--- begin Supplied material ---
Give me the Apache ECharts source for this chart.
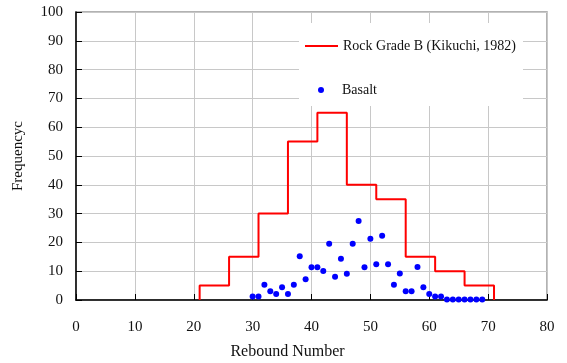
<!DOCTYPE html>
<html>
<head>
<meta charset="utf-8">
<script src="https://cdn.jsdelivr.net/npm/echarts@6/dist/echarts.min.js"></script>
<style>
html,body{margin:0;padding:0;background:#fff;}
#chart{width:567px;height:363px;}
</style>
</head>
<body>
<div id="chart"></div>
<script>
// Rock Grade B (Kikuchi, 1982) histogram: bin edges and frequencies
var binEdges = [21, 26, 31, 36, 41, 46, 51, 56, 61, 66, 71];
var binFreq  = [5, 15, 30, 55, 65, 40, 35, 15, 10, 5];
// Basalt measurements
var basaltX = [30,31,32,33,34,35,36,37,38,39,40,41,42,43,44,45,46,47,48,49,50,51,52,53,54,55,56,57,58,59,60,61,62,63,64,65,66,67,68,69];
var basaltY = [1.2,1.2,5.3,3,2.1,4.4,2.1,5.3,15.2,7.2,11.4,11.4,10.1,19.5,8.1,14.3,9.1,19.5,27.4,11.4,21.3,12.4,22.3,12.4,5.3,9.2,3,3,11.5,4.4,2.1,1.2,1.2,0.2,0.2,0.2,0.2,0.2,0.2,0.2];
var xTicks = [0,10,20,30,40,50,60,70,80];
var yTicks = [0,10,20,30,40,50,60,70,80,90,100];
var seriesNames = ['Rock Grade B (Kikuchi, 1982)', 'Basalt'];

var stepData = [[binEdges[0], 0]];
for (var i = 0; i < binFreq.length; i++) {
  stepData.push([binEdges[i], binFreq[i]]);
  stepData.push([binEdges[i+1], binFreq[i]]);
}
stepData.push([binEdges[binEdges.length-1], 0]);
var scatterData = basaltX.map(function(x, i){ return [x, basaltY[i]]; });

var FONT = 'Liberation Serif';
var chart = echarts.init(document.getElementById('chart'), null, {renderer:'canvas'});
chart.setOption({
  animation: false,
  backgroundColor: '#fff',
  grid: {left: 76, right: 20, top: 12, bottom: 63, show: true, borderColor: '#999', borderWidth: 1.5, backgroundColor: 'transparent', containLabel: false, outerBoundsMode: 'none'},
  legend: [
    {
      left: 299, top: 23,
      orient: 'vertical',
      backgroundColor: '#fff',
      padding: [16, 7, 53, 6],
      icon: 'rect',
      itemWidth: 33, itemHeight: 2,
      textStyle: {fontFamily: FONT, fontSize: 14, color: '#111'},
      data: [seriesNames[0]],
      z: 5
    },
    {
      left: 318, top: 83,
      orient: 'vertical',
      padding: 0,
      icon: 'circle',
      itemWidth: 6, itemHeight: 6,
      textStyle: {fontFamily: FONT, fontSize: 14, color: '#111', padding: [0, 0, 0, 13]},
      data: [seriesNames[1]],
      z: 10
    }
  ],
  xAxis: {
    type: 'value', min: xTicks[0], max: xTicks[xTicks.length-1], interval: 10,
    name: 'Rebound Number', nameLocation: 'middle', nameGap: 44,
    nameTextStyle: {fontFamily: FONT, fontSize: 16, color: '#111', padding: [0, 48, 0, 0]},
    axisLine: {lineStyle: {color: '#000', width: 1.5}},
    axisTick: {inside: true, length: 6, lineStyle: {color: '#000'}},
    axisLabel: {fontFamily: FONT, fontSize: 15, color: '#111', margin: 20},
    splitLine: {show: true, lineStyle: {color: '#c8c8c8', width: 1}}
  },
  yAxis: {
    type: 'value', min: yTicks[0], max: yTicks[yTicks.length-1], interval: 10,
    name: 'Frequencyc', nameLocation: 'middle', nameGap: 50, nameRotate: 90,
    nameTextStyle: {fontFamily: FONT, fontSize: 15, color: '#111'},
    axisLine: {show: true, lineStyle: {color: '#000', width: 1.5}},
    axisTick: {show: true, inside: true, length: 6, lineStyle: {color: '#000'}},
    axisLabel: {fontFamily: FONT, fontSize: 15, color: '#111', margin: 13},
    splitLine: {show: true, lineStyle: {color: '#c8c8c8', width: 1}}
  },
  series: [
    {
      name: seriesNames[0], type: 'line', data: stepData,
      symbol: 'none', lineStyle: {color: '#ff0000', width: 2}, itemStyle: {color: '#ff0000'}, z: 2
    },
    {
      name: seriesNames[1], type: 'scatter', data: scatterData,
      symbol: 'circle', symbolSize: 6, itemStyle: {color: '#0000ff', opacity: 1}, z: 3
    }
  ]
});
</script>
</body>
</html>
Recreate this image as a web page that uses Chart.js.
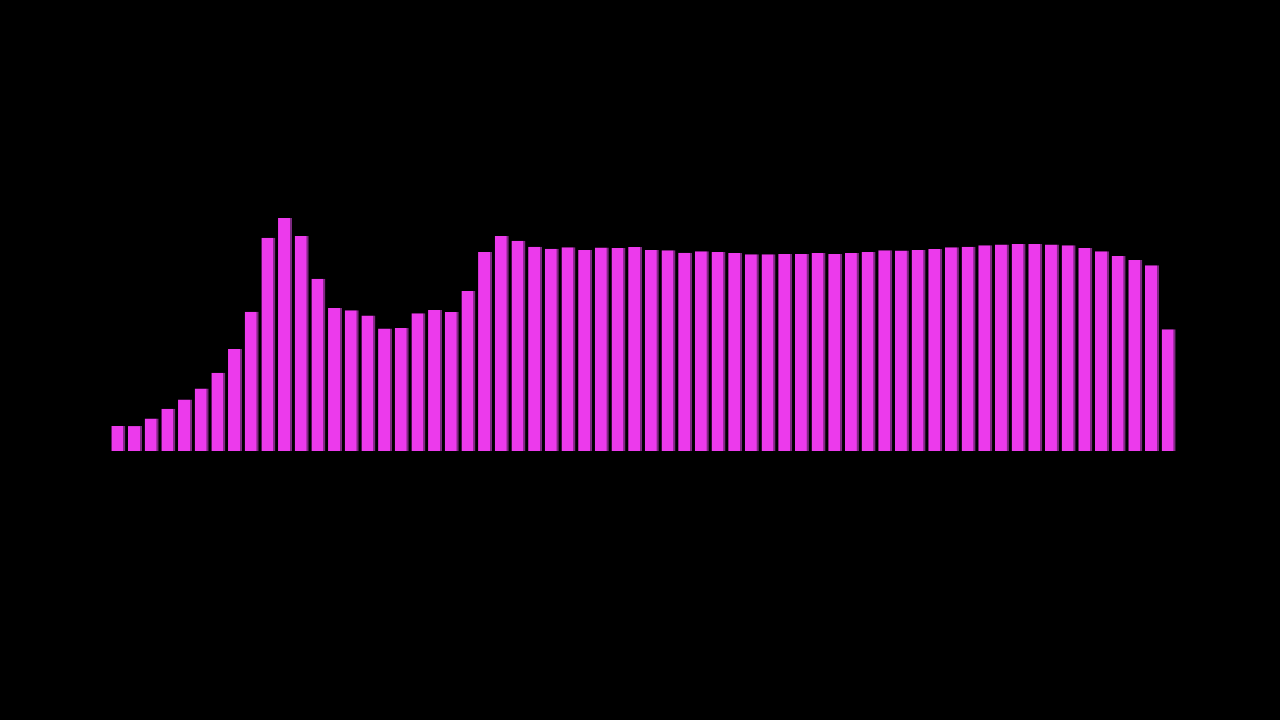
<!DOCTYPE html>
<html>
<head>
<meta charset="utf-8">
<script src="https://cdn.jsdelivr.net/npm/chart.js@4/dist/chart.umd.min.js"></script>
<style>
  html, body { margin: 0; padding: 0; background: #000; }
  canvas { display: block; }
</style>
</head>
<body>
<canvas id="barGraph" width="1280" height="720"></canvas>
<script>
// 64 bars, no axes or labels shown in the picture
const categories = [];
for (let i = 1; i <= 64; i++) categories.push(String(i));

const values = [
    8.3, 8.3, 10.8, 14.1, 17.2, 20.8, 26.1, 34.0, 46.4, 71.1,
    77.7, 71.7, 57.4, 47.7, 46.9, 45.2, 40.8, 41.0, 45.9, 47.0,
    46.3, 53.3, 66.3, 71.7, 70.1, 68.1, 67.4, 67.9, 67.0, 67.8,
    67.7, 68.0, 67.0, 66.9, 66.1, 66.6, 66.3, 66.0, 65.6, 65.6,
    65.7, 65.7, 66.0, 65.7, 66.0, 66.3, 66.9, 66.8, 67.0, 67.3,
    67.9, 68.1, 68.6, 68.8, 69.0, 69.0, 68.8, 68.6, 67.7, 66.6,
    65.0, 63.7, 61.9, 40.6
];

const yMax = 100;

window.onload = function() {
    const ctx = document.getElementById('barGraph').getContext('2d');
    new Chart(ctx, {
        type: 'bar',
        data: {
            labels: categories,
            datasets: [{
                data: values,
                backgroundColor: '#ec3aec',
                borderColor: '#7e2a82',
                borderWidth: { top: 0, left: 0, bottom: 0, right: 2 },
                borderSkipped: false,
                barPercentage: 0.84,
                categoryPercentage: 1.0
            }]
        },
        options: {
            responsive: false,
            animation: false,
            layout: {
                padding: { left: 110, right: 103, top: 151, bottom: 269 }
            },
            plugins: {
                legend: { display: false },
                tooltip: { enabled: false }
            },
            scales: {
                x: { display: false },
                y: { display: false, min: 0, max: yMax }
            }
        }
    });
};
</script>
</body>
</html>
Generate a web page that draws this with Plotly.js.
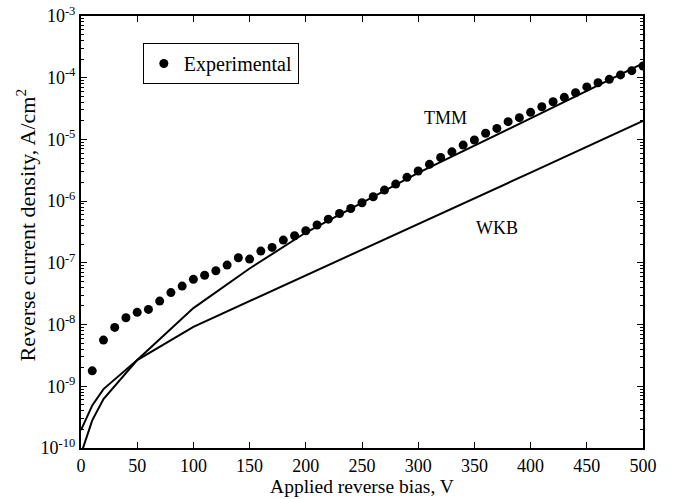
<!DOCTYPE html>
<html>
<head>
<meta charset="utf-8">
<script src="https://cdn.plot.ly/plotly-3.0.1.min.js"></script>
<style>html,body{margin:0;padding:0;background:#fff;}#chart{width:676px;height:499px;}</style>
</head>
<body>
<div id="chart"></div>
<script>
const expBias = [10,20,30,40,50,60,70,80,90,100,110,120,130,140,150,160,170,180,190,200,
  210,220,230,240,250,260,270,280,290,300,310,320,330,340,350,360,370,380,390,400,
  410,420,430,440,450,460,470,480,490,500];
const expCurrent = [1.78e-9,5.6e-9,9.0e-9,1.29e-8,1.58e-8,1.76e-8,2.4e-8,3.3e-8,4.2e-8,5.4e-8,
  6.3e-8,7.45e-8,9.2e-8,1.21e-7,1.15e-7,1.55e-7,1.78e-7,2.34e-7,2.75e-7,3.31e-7,
  4.1e-7,5.1e-7,6.3e-7,7.6e-7,9.4e-7,1.18e-6,1.51e-6,1.89e-6,2.43e-6,3.08e-6,
  3.95e-6,5.1e-6,6.3e-6,8.1e-6,9.8e-6,1.26e-5,1.51e-5,1.94e-5,2.25e-5,2.75e-5,
  3.39e-5,4.08e-5,4.81e-5,5.7e-5,7.1e-5,8.3e-5,9.4e-5,1.11e-4,1.30e-4,1.55e-4];

const tmmBias = [0,10,20,50,100,150,200,300,400,500];
const tmmCurrent = [8e-11,2.8e-10,6.2e-10,2.66e-9,1.85e-8,8.1e-8,3.1e-7,2.87e-6,2.2e-5,1.71e-4];

const wkbBias = [0,10,20,50,100,200,300,400,500];
const wkbCurrent = [1.95e-10,4.9e-10,9.0e-10,2.66e-9,9.2e-9,6.2e-8,4.3e-7,2.9e-6,2.0e-5];

const xTicks = [0,50,100,150,200,250,300,350,400,450,500];
const yExponents = [-10,-9,-8,-7,-6,-5,-4,-3];
const yTickVals = yExponents.map(e => Math.pow(10, e));
const yTickText = yExponents.map(e => '10<sup>' + e + '</sup>');
const yMinorVals = [];
yExponents.slice(0, -1).forEach(e => { for (let m = 2; m <= 9; m++) yMinorVals.push(m * Math.pow(10, e)); });

const font = {family: 'Liberation Serif, Times New Roman, serif', color: '#000'};

const traces = [
  {x: tmmBias, y: tmmCurrent, mode: 'lines', line: {color: '#000', width: 2}, showlegend: false, name: 'TMM'},
  {x: wkbBias, y: wkbCurrent, mode: 'lines', line: {color: '#000', width: 2}, showlegend: false, name: 'WKB'},
  {x: expBias, y: expCurrent, mode: 'markers', marker: {color: '#000', size: 9}, name: 'Experimental', showlegend: true}
];

const layout = {
  width: 676, height: 499,
  margin: {l: 81, r: 33, t: 16, b: 51},
  paper_bgcolor: '#fff', plot_bgcolor: '#fff',
  font: Object.assign({size: 18}, font),
  showlegend: true,
  legend: {x: 0.11, y: 0.9375, xanchor: 'left', yanchor: 'top', bordercolor: '#000', borderwidth: 1,
    bgcolor: '#fff', font: Object.assign({size: 20}, font)},
  xaxis: {
    range: [0, 500], tickvals: xTicks, ticktext: xTicks.map(String),
    ticks: 'inside', ticklen: 6, tickwidth: 1, tickcolor: '#000',
    showline: true, linecolor: '#000', linewidth: 2, mirror: 'ticks',
    showgrid: false, zeroline: false,
    tickfont: Object.assign({size: 18}, font),
    title: {text: 'Applied reverse bias, V', font: Object.assign({size: 19.5}, font), standoff: 2}
  },
  yaxis: {
    type: 'log', range: [-10, -3], tickmode: 'array', tickvals: yTickVals, ticktext: yTickText,
    ticks: 'inside', ticklen: 6, tickwidth: 1, tickcolor: '#000',
    minor: {tickmode: 'array', tickvals: yMinorVals, ticks: 'inside', ticklen: 3, tickcolor: '#000', showgrid: false},
    showline: true, linecolor: '#000', linewidth: 2, mirror: 'ticks',
    showgrid: false, zeroline: false,
    tickfont: Object.assign({size: 18}, font)
  },
  annotations: [
    {x: 324, y: -4.653, xref: 'x', yref: 'y', text: 'TMM', showarrow: false, font: Object.assign({size: 18}, font)},
    {x: 370, y: -6.436, xref: 'x', yref: 'y', text: 'WKB', showarrow: false, font: Object.assign({size: 18}, font)},
    {x: -0.0996, y: 0.515, xref: 'paper', yref: 'paper', xanchor: 'center', yanchor: 'middle', textangle: -90,
     text: 'Reverse current density, A/cm<sup>2</sup>', showarrow: false, font: Object.assign({size: 22}, font)}
  ]
};

Plotly.newPlot('chart', traces, layout, {displayModeBar: false, staticPlot: true});
</script>
</body>
</html>
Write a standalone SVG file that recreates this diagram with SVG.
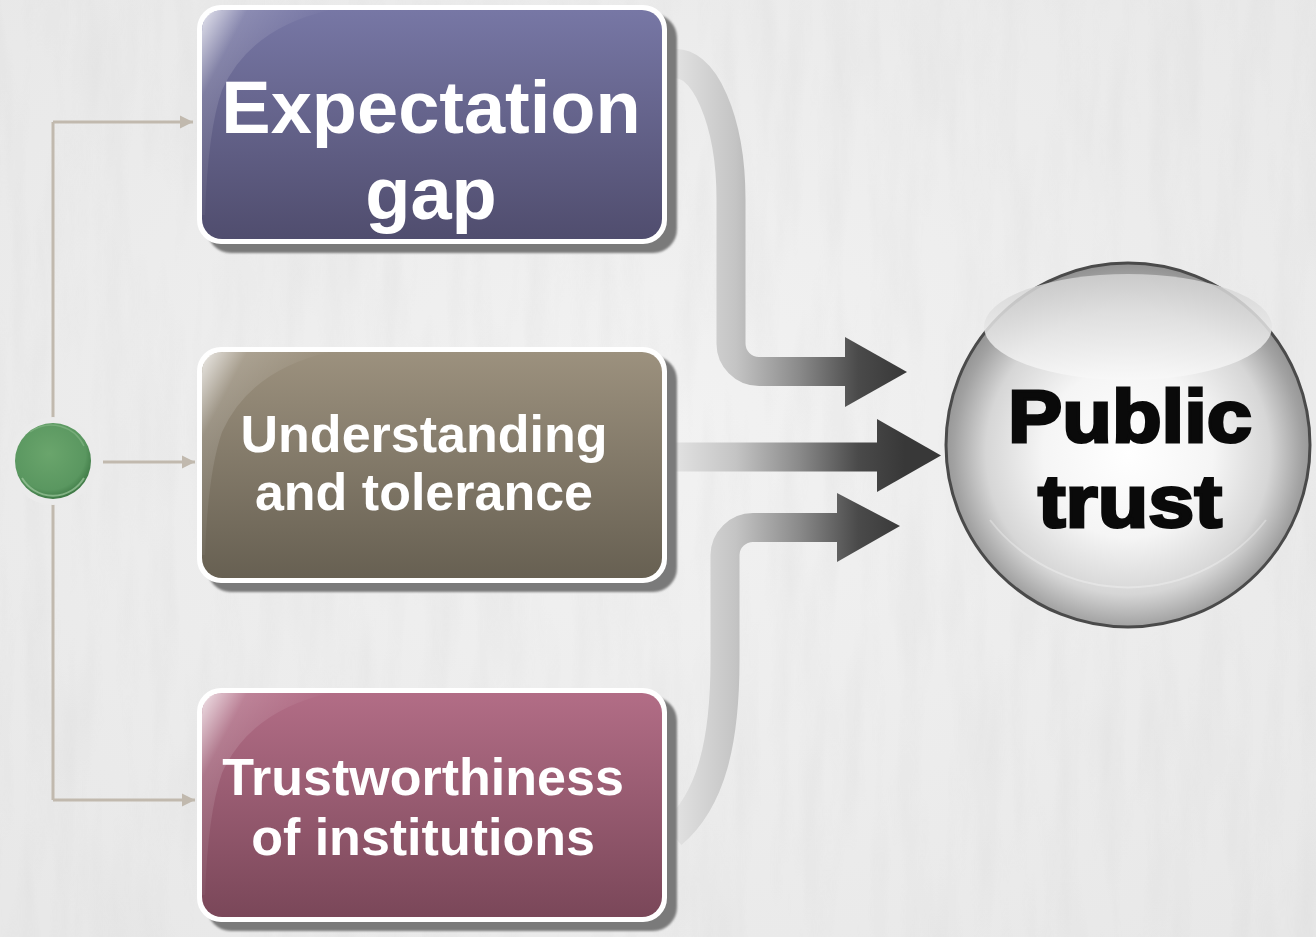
<svg xmlns="http://www.w3.org/2000/svg" width="1316" height="937" viewBox="0 0 1316 937">
<defs>
<style>
.lbl{font-family:"Liberation Sans",Arial,sans-serif;font-weight:bold;fill:#ffffff;text-anchor:middle}
.big{font-family:"Liberation Sans",Arial,sans-serif;font-weight:bold;fill:#0a0a0a;stroke:#0a0a0a;stroke-width:3;text-anchor:middle}
.conn{stroke:#c1b9ae;stroke-width:3;fill:none}
.shaft{fill:none;stroke:url(#arrowGrad);stroke-width:29}
.head{fill:url(#arrowGrad)}
.border{fill:#ffffff}
.shadow{fill:#7a7a7a;filter:url(#soft)}
</style>
<filter id="soft" x="-5%" y="-5%" width="110%" height="110%"><feGaussianBlur stdDeviation="1"/></filter>
<filter id="paper" x="0" y="0" width="100%" height="100%">
<feTurbulence type="fractalNoise" baseFrequency="0.04 0.006" numOctaves="3" seed="7"/>
<feColorMatrix type="matrix" values="0 0 0 0 0.55  0 0 0 0 0.55  0 0 0 0 0.55  0 0 0 -1.4 0.85"/>
</filter>
<radialGradient id="bg" cx="50%" cy="45%" r="70%">
<stop offset="0" stop-color="#f2f2f2"/><stop offset="1" stop-color="#e8e8e8"/>
</radialGradient>
<linearGradient id="arrowGrad" gradientUnits="userSpaceOnUse" x1="670" y1="0" x2="905" y2="0">
<stop offset="0" stop-color="#e4e4e4"/>
<stop offset="0.28" stop-color="#c4c4c4"/>
<stop offset="0.55" stop-color="#8a8a8a"/>
<stop offset="0.8" stop-color="#4a4a4a"/>
<stop offset="1" stop-color="#383838"/>
</linearGradient>
<linearGradient id="g1" x1="0" y1="0" x2="0" y2="1">
<stop offset="0" stop-color="#7777a5"/><stop offset="1" stop-color="#504d6e"/>
</linearGradient>
<linearGradient id="g2" x1="0" y1="0" x2="0" y2="1">
<stop offset="0" stop-color="#9c917e"/><stop offset="1" stop-color="#676052"/>
</linearGradient>
<linearGradient id="g3" x1="0" y1="0" x2="0" y2="1">
<stop offset="0" stop-color="#b26d86"/><stop offset="1" stop-color="#7a4759"/>
</linearGradient>
<linearGradient id="gloss" x1="0" y1="0" x2="0.6" y2="0.5">
<stop offset="0" stop-color="#ffffff" stop-opacity="0.8"/>
<stop offset="0.35" stop-color="#ffffff" stop-opacity="0.15"/>
<stop offset="1" stop-color="#ffffff" stop-opacity="0"/>
</linearGradient>
<radialGradient id="green" cx="45%" cy="40%" r="60%">
<stop offset="0" stop-color="#6aa56c"/><stop offset="0.8" stop-color="#5a9760"/><stop offset="1" stop-color="#3f7a46"/>
</radialGradient>
<radialGradient id="sphere" cx="50%" cy="52%" r="52%">
<stop offset="0" stop-color="#ffffff"/>
<stop offset="0.45" stop-color="#f5f5f5"/>
<stop offset="0.75" stop-color="#d6d6d6"/>
<stop offset="0.92" stop-color="#a2a2a2"/>
<stop offset="1" stop-color="#909090"/>
</radialGradient>
<linearGradient id="sphereHi" x1="0" y1="0" x2="0" y2="1">
<stop offset="0" stop-color="#d2d2d2"/>
<stop offset="1" stop-color="#f8f8f8"/>
</linearGradient>
<marker id="tri" viewBox="0 0 10 10" refX="10" refY="5" markerWidth="4.5" markerHeight="5" markerUnits="strokeWidth" orient="auto">
<path d="M0,0 L10,5 L0,10 Z" fill="#c1b9ae"/>
</marker>
</defs>

<rect width="1316" height="937" fill="url(#bg)"/>
<rect width="1316" height="937" filter="url(#paper)" opacity="0.18"/>

<g id="connectors">
<path class="conn" d="M53 122 V800"/>
<path class="conn" d="M53 122 H193" marker-end="url(#tri)"/>
<path class="conn" d="M103 462 H195" marker-end="url(#tri)"/>
<path class="conn" d="M53 800 H195" marker-end="url(#tri)"/>
<path class="shaft" d="M672 64 A55 136 0 0 1 731 200 L731 343 A28 28 0 0 0 759 371.5 L848 371.5"/>
<polygon class="head" points="845,337 907,372 845,407"/>
<path class="shaft" d="M672 457 L880 457"/>
<polygon class="head" points="877,419 941,455.5 877,492"/>
<path class="shaft" d="M672 834 C712 800 725 740 725 660 L725 555 A28 28 0 0 1 753 527.5 L840 527.5"/>
<polygon class="head" points="837,493 900,526 837,562"/>
</g>

<g id="start">
<circle cx="53" cy="461" r="44" fill="#ebebeb"/>
<circle cx="53" cy="461" r="38" fill="url(#green)"/>
<path d="M22 478 A36 36 0 0 0 84 478" fill="none" stroke="#9cc79d" stroke-width="2" opacity="0.7"/>
<path d="M30 432 A36 36 0 0 1 84 446" fill="none" stroke="#8fbf90" stroke-width="1.5" opacity="0.5"/>
</g>

<g id="box1">
<rect class="shadow" x="207" y="14" width="470" height="239" rx="24"/>
<rect class="border" x="197" y="5" width="470" height="239" rx="24"/>
<rect x="202" y="10" width="460" height="229" rx="20" fill="url(#g1)"/>
<path d="M202 32 Q202 10 224 10 L330 10 Q250 28 222 90 Q208 130 205 215 L202 215 Z" fill="url(#gloss)"/>
<text class="lbl" x="431" y="133" font-size="74">Expectation</text>
<text class="lbl" x="431" y="219" font-size="74">gap</text>
</g>

<g id="box2">
<rect class="shadow" x="207" y="356" width="470" height="236" rx="24"/>
<rect class="border" x="197" y="347" width="470" height="236" rx="24"/>
<rect x="202" y="352" width="460" height="226" rx="20" fill="url(#g2)"/>
<path d="M202 374 Q202 352 224 352 L330 352 Q250 370 222 432 Q208 472 205 555 L202 555 Z" fill="url(#gloss)"/>
<text class="lbl" x="424" y="452" font-size="52">Understanding</text>
<text class="lbl" x="424" y="510" font-size="52">and tolerance</text>
</g>

<g id="box3">
<rect class="shadow" x="207" y="697" width="470" height="234" rx="24"/>
<rect class="border" x="197" y="688" width="470" height="234" rx="24"/>
<rect x="202" y="693" width="460" height="224" rx="20" fill="url(#g3)"/>
<path d="M202 715 Q202 693 224 693 L330 693 Q250 711 222 773 Q208 813 205 895 L202 895 Z" fill="url(#gloss)"/>
<text class="lbl" x="423" y="795" font-size="52">Trustworthiness</text>
<text class="lbl" x="423" y="855" font-size="52">of institutions</text>
</g>

<g id="publicTrust">
<circle cx="1128" cy="445" r="182" fill="url(#sphere)" stroke="#4a4a4a" stroke-width="3"/>
<ellipse cx="1128" cy="327" rx="144" ry="53" fill="url(#sphereHi)" opacity="0.85"/>
<path d="M990 520 A175 175 0 0 0 1266 520" fill="none" stroke="#ffffff" stroke-width="2" opacity="0.3"/>
<text class="big" x="1130" y="442" font-size="75" textLength="244" lengthAdjust="spacingAndGlyphs">Public</text>
<text class="big" x="1130" y="527" font-size="75" textLength="184" lengthAdjust="spacingAndGlyphs">trust</text>
</g>
</svg>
--- end Supplied material ---
**Work to complete**
Please give again the entries word for word, starting at the first line and ending with the line that contains "var seriesNames = ['Rock"; include both of those lines but none of the pictures.

**Task response**
Give me the Apache ECharts source for this chart.
<!DOCTYPE html>
<html>
<head>
<meta charset="utf-8">
<script src="https://cdn.jsdelivr.net/npm/echarts@6/dist/echarts.min.js"></script>
<style>
html,body{margin:0;padding:0;background:#fff;}
#chart{width:567px;height:363px;}
</style>
</head>
<body>
<div id="chart"></div>
<script>
// Rock Grade B (Kikuchi, 1982) histogram: bin edges and frequencies
var binEdges = [21, 26, 31, 36, 41, 46, 51, 56, 61, 66, 71];
var binFreq  = [5, 15, 30, 55, 65, 40, 35, 15, 10, 5];
// Basalt measurements
var basaltX = [30,31,32,33,34,35,36,37,38,39,40,41,42,43,44,45,46,47,48,49,50,51,52,53,54,55,56,57,58,59,60,61,62,63,64,65,66,67,68,69];
var basaltY = [1.2,1.2,5.3,3,2.1,4.4,2.1,5.3,15.2,7.2,11.4,11.4,10.1,19.5,8.1,14.3,9.1,19.5,27.4,11.4,21.3,12.4,22.3,12.4,5.3,9.2,3,3,11.5,4.4,2.1,1.2,1.2,0.2,0.2,0.2,0.2,0.2,0.2,0.2];
var xTicks = [0,10,20,30,40,50,60,70,80];
var yTicks = [0,10,20,30,40,50,60,70,80,90,100];
var seriesNames = ['Rock Grade B (Kikuchi, 1982)', 'Basalt'];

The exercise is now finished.